## START

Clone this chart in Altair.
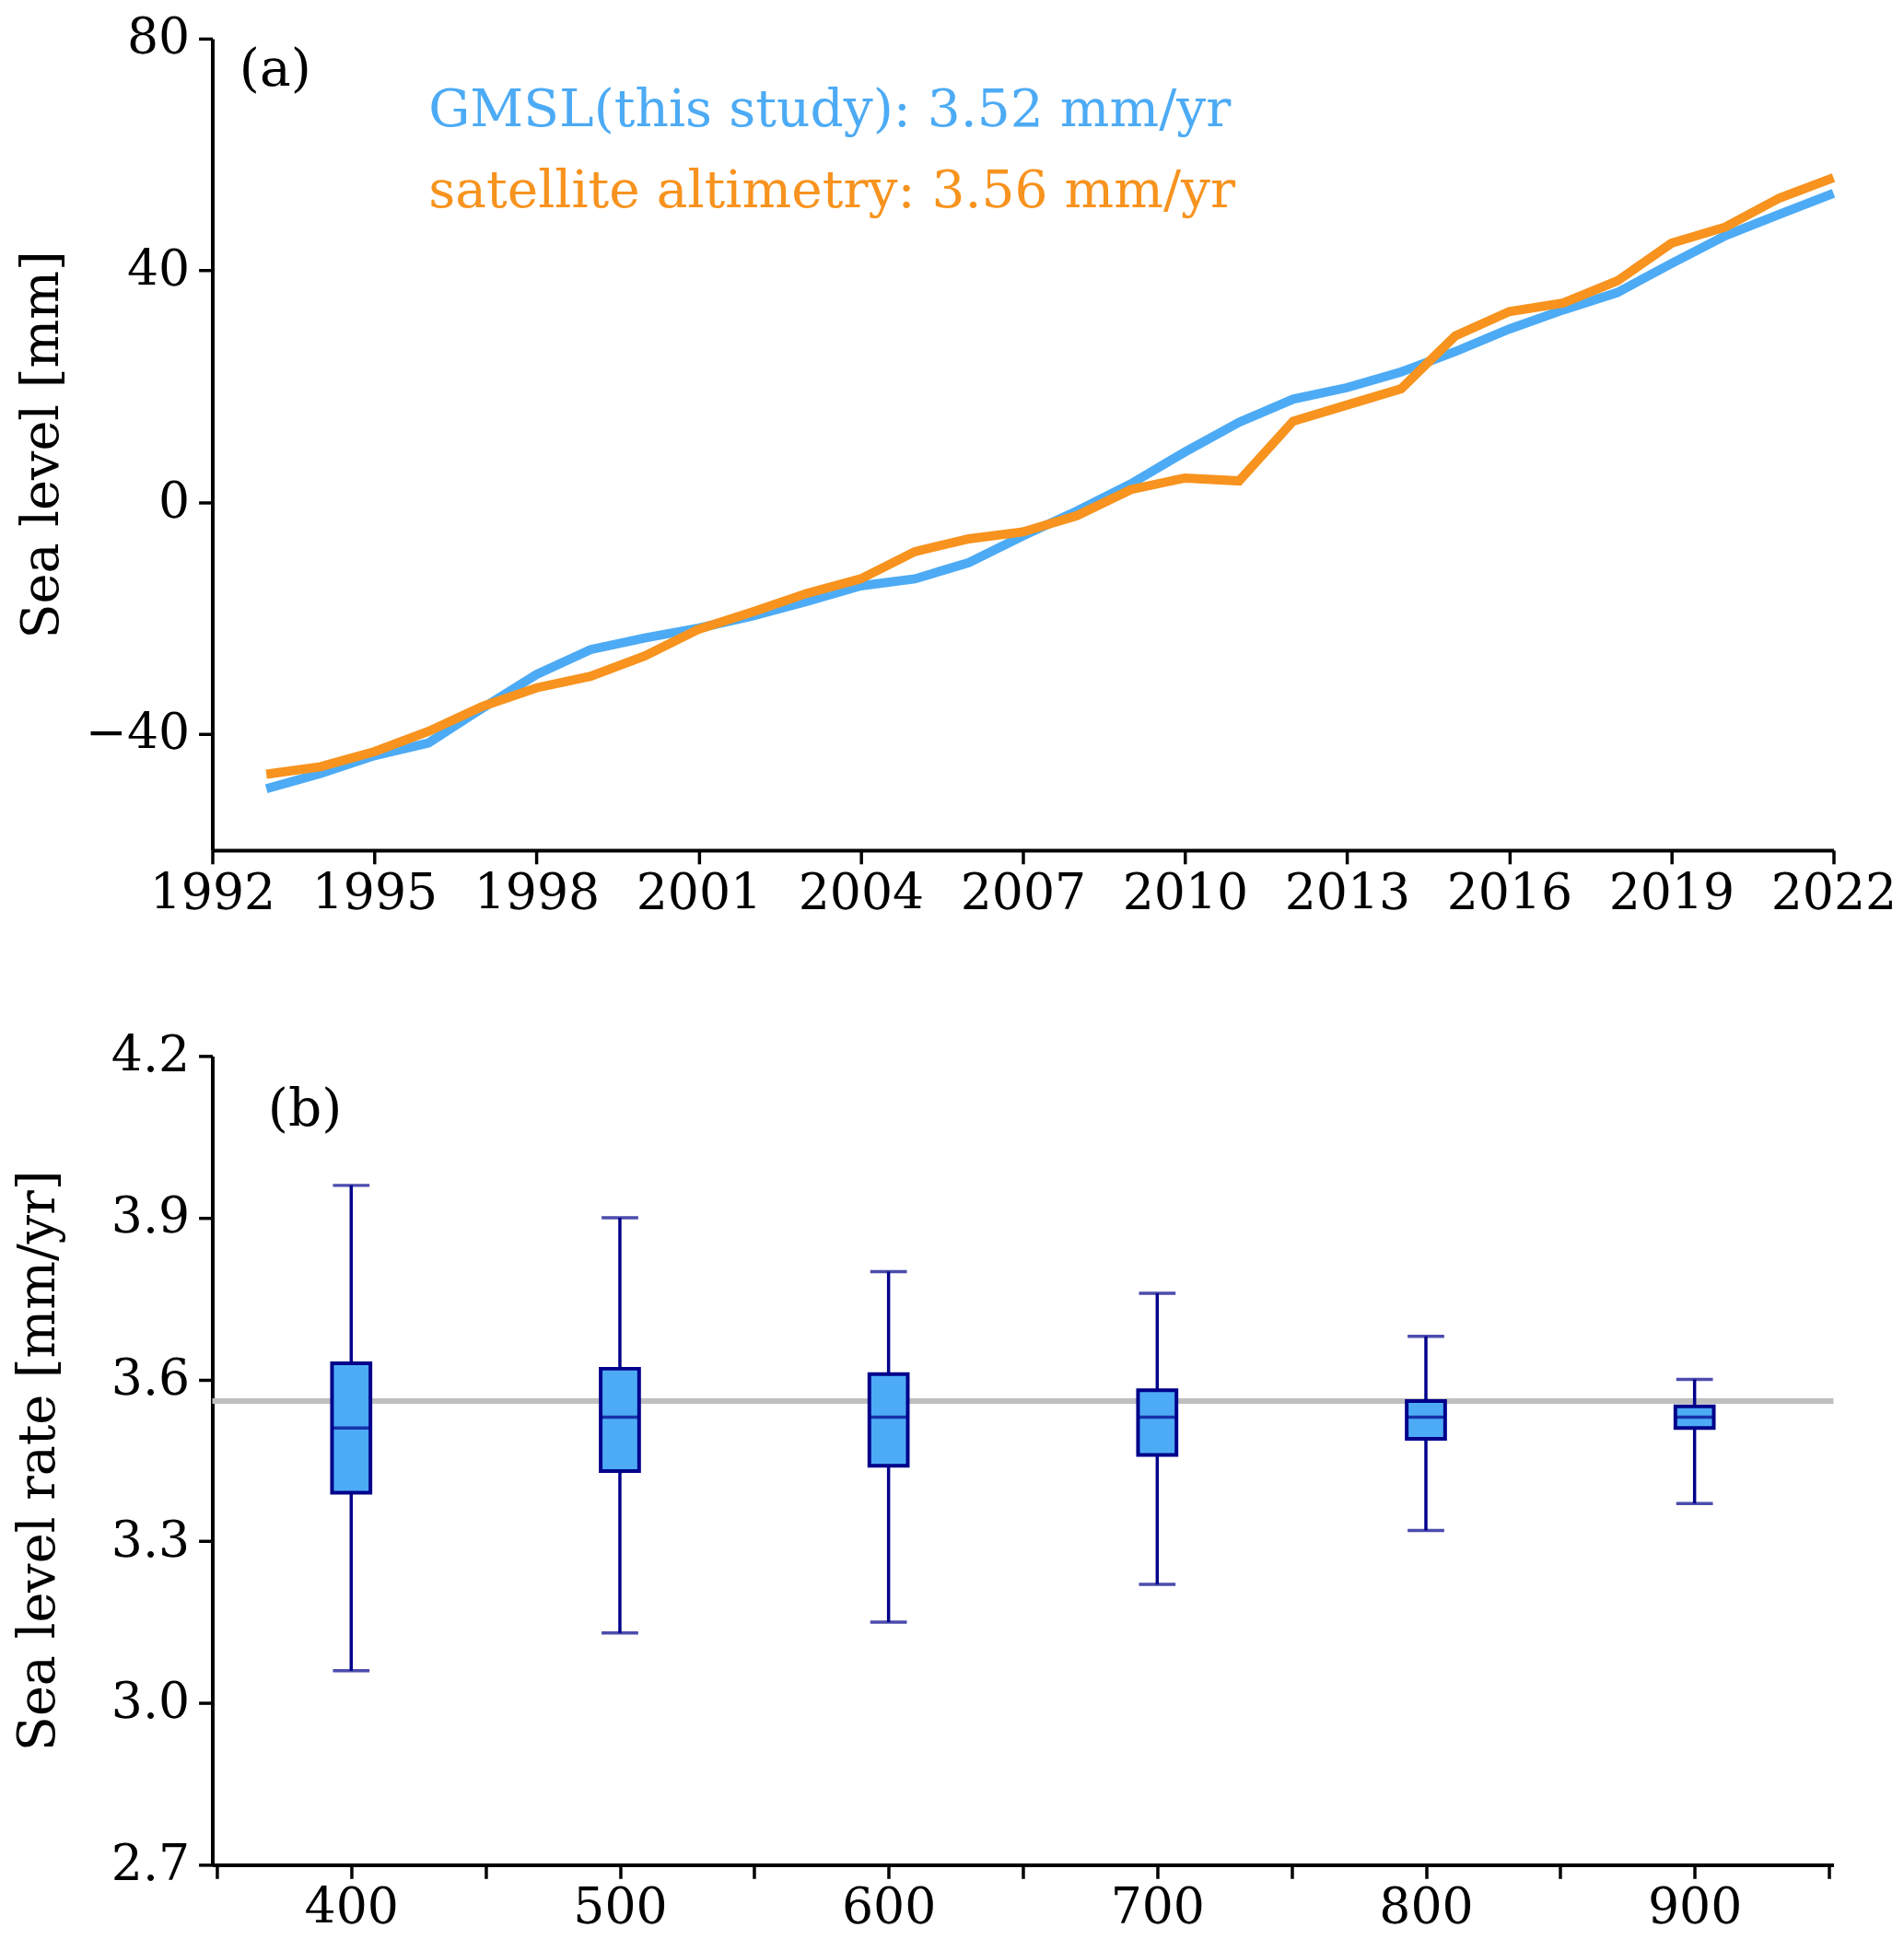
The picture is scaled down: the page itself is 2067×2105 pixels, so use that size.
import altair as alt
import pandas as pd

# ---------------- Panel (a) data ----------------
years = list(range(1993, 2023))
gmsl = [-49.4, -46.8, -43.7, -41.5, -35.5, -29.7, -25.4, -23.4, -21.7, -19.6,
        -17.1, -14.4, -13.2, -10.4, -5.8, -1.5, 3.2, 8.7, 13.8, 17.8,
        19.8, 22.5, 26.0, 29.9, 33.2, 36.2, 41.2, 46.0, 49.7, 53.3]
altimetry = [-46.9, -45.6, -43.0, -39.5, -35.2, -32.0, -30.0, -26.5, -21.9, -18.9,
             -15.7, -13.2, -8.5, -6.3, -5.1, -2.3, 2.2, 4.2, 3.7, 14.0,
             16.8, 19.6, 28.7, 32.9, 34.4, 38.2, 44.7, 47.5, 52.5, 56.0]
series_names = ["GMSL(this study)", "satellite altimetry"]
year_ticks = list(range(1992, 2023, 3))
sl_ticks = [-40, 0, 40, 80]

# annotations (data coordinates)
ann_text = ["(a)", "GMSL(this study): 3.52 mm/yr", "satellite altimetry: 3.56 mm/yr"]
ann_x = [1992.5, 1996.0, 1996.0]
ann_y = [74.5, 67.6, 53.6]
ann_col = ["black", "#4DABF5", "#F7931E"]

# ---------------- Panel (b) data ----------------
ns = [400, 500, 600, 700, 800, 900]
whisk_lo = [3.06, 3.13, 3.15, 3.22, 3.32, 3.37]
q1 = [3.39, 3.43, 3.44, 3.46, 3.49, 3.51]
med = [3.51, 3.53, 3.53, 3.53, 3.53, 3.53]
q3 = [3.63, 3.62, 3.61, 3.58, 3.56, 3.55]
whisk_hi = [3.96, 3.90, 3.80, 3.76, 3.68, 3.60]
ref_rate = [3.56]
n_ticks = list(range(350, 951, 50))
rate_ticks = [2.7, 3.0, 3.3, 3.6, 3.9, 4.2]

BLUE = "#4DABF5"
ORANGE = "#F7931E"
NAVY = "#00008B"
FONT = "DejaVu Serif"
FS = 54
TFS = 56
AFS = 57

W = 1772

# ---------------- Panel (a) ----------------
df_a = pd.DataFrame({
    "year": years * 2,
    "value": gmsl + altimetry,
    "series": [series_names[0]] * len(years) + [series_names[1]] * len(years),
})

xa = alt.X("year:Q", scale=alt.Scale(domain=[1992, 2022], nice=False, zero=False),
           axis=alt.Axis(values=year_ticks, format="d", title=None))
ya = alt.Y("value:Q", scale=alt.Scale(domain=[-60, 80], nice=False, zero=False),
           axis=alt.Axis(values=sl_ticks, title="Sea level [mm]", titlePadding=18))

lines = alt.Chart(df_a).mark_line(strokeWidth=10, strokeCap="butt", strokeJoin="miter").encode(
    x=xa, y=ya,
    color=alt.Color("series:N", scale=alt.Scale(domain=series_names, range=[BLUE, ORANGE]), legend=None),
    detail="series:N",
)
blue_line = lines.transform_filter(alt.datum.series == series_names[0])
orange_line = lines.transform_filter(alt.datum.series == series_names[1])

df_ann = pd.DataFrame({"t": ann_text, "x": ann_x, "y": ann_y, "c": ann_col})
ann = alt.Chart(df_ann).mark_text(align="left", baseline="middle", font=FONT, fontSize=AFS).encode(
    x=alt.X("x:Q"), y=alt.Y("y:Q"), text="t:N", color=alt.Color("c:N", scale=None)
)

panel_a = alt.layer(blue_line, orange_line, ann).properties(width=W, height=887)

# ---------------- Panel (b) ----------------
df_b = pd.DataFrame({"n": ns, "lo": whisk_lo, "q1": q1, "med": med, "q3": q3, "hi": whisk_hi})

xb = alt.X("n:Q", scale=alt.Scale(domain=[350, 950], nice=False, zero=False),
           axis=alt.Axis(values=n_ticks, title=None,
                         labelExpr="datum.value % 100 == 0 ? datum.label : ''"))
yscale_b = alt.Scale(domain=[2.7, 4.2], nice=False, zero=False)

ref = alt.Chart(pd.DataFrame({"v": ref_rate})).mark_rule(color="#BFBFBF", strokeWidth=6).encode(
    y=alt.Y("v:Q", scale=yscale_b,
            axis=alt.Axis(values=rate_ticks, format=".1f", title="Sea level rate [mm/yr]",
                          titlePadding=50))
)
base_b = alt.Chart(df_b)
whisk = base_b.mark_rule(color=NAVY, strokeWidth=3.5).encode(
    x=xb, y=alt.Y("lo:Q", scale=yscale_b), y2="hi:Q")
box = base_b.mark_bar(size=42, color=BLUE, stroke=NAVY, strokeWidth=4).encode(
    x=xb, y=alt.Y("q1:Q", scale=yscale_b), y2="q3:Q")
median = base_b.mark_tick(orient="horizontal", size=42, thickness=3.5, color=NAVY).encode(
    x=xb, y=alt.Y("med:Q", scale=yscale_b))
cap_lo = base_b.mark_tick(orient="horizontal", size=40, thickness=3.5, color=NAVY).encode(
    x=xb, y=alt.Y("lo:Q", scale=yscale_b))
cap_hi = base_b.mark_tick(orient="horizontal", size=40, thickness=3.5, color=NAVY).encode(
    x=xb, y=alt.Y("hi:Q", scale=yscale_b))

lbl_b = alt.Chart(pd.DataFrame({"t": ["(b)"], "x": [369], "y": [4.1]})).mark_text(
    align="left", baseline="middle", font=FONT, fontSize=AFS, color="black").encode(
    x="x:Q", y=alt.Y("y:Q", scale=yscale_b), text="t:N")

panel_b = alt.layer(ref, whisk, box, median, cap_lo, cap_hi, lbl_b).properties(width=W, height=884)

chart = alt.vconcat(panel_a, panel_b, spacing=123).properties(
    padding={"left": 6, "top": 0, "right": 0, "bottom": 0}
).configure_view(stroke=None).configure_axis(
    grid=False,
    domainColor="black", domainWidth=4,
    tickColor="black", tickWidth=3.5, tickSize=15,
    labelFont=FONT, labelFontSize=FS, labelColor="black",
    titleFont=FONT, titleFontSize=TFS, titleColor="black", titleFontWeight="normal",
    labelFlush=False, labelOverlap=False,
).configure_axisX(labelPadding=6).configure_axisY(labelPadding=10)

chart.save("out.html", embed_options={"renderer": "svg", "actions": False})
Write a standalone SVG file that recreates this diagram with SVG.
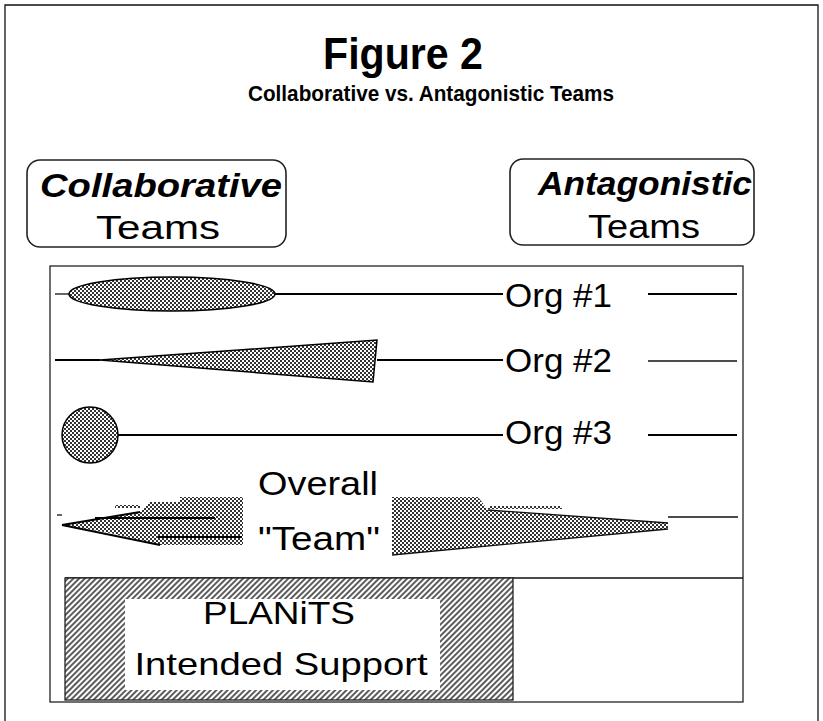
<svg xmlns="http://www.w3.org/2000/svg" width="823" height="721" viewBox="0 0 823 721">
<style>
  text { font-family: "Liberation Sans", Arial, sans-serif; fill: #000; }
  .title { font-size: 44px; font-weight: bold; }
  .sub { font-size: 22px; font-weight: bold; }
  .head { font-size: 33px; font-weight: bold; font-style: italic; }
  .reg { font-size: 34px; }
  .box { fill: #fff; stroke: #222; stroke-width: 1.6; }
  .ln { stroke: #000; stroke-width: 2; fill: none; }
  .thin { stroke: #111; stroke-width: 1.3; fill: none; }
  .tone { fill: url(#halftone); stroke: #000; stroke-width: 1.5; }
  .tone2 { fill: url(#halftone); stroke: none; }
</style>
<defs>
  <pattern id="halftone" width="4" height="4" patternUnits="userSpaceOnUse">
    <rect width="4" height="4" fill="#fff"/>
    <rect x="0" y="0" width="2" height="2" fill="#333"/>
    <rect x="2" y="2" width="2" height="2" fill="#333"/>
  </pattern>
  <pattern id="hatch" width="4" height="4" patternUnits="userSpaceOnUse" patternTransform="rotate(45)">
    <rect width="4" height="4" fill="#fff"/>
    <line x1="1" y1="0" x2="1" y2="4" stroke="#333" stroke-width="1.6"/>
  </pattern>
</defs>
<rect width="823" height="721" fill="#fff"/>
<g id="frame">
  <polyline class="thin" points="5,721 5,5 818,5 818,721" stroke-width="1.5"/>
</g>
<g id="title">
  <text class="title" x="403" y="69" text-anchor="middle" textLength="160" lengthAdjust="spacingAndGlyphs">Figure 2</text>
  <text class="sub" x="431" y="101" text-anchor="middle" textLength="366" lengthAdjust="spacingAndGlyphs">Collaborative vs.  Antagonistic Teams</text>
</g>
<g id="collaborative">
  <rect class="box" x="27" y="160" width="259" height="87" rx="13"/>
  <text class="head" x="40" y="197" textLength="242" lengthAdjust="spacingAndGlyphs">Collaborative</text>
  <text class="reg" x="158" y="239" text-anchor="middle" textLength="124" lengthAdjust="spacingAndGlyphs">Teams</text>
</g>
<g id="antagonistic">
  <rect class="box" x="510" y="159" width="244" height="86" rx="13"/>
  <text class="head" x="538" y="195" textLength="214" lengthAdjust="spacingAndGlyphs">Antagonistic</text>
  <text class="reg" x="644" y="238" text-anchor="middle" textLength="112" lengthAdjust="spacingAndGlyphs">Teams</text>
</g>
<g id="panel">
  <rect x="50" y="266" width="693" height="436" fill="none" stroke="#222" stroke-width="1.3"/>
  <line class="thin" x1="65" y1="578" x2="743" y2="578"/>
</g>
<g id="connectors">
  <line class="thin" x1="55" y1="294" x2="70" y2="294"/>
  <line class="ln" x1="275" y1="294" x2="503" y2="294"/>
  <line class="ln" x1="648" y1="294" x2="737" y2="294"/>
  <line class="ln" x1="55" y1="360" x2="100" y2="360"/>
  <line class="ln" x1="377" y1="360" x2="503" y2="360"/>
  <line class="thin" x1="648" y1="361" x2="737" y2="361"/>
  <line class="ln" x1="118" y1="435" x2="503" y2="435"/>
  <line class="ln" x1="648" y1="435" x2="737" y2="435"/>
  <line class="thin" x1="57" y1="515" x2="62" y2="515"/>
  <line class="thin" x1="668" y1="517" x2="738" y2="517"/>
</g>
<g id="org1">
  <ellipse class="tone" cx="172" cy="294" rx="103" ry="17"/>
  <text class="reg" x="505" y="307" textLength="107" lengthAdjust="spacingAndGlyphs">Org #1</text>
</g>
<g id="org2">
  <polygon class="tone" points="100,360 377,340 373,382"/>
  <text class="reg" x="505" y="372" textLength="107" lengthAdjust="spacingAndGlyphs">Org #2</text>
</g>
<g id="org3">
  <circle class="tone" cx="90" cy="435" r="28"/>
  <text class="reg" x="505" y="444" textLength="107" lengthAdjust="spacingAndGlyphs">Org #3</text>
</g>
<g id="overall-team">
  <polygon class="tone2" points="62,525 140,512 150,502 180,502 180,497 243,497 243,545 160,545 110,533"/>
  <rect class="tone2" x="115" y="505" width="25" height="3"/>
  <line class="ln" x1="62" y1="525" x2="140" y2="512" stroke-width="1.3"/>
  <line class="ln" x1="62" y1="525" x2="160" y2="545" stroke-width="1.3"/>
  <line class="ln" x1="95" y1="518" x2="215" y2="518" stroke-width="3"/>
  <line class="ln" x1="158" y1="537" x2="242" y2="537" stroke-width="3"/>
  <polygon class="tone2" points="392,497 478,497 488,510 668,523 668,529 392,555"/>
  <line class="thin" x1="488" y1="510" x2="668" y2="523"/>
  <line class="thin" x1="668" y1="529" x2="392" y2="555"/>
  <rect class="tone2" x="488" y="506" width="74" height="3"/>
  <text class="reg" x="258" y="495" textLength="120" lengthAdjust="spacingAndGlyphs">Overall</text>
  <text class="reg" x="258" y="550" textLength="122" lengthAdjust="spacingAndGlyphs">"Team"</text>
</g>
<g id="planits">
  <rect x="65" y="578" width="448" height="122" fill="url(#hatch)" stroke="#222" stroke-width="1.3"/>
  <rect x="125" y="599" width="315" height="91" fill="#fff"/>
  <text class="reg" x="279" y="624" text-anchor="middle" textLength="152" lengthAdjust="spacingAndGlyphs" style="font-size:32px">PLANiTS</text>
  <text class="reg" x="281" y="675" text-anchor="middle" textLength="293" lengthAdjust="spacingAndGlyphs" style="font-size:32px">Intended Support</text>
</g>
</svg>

## END

• **TASK DIRECTIONS**:
Please repeat exactly the data above from its first line to the line that contains "import pandas as pd", inclusive, and leave every picture out.

• **EXERCISE SOLUTION**:
Clone this chart in Altair.
The picture is scaled down: the page itself is 2067×2105 pixels, so use that size.
import altair as alt
import pandas as pd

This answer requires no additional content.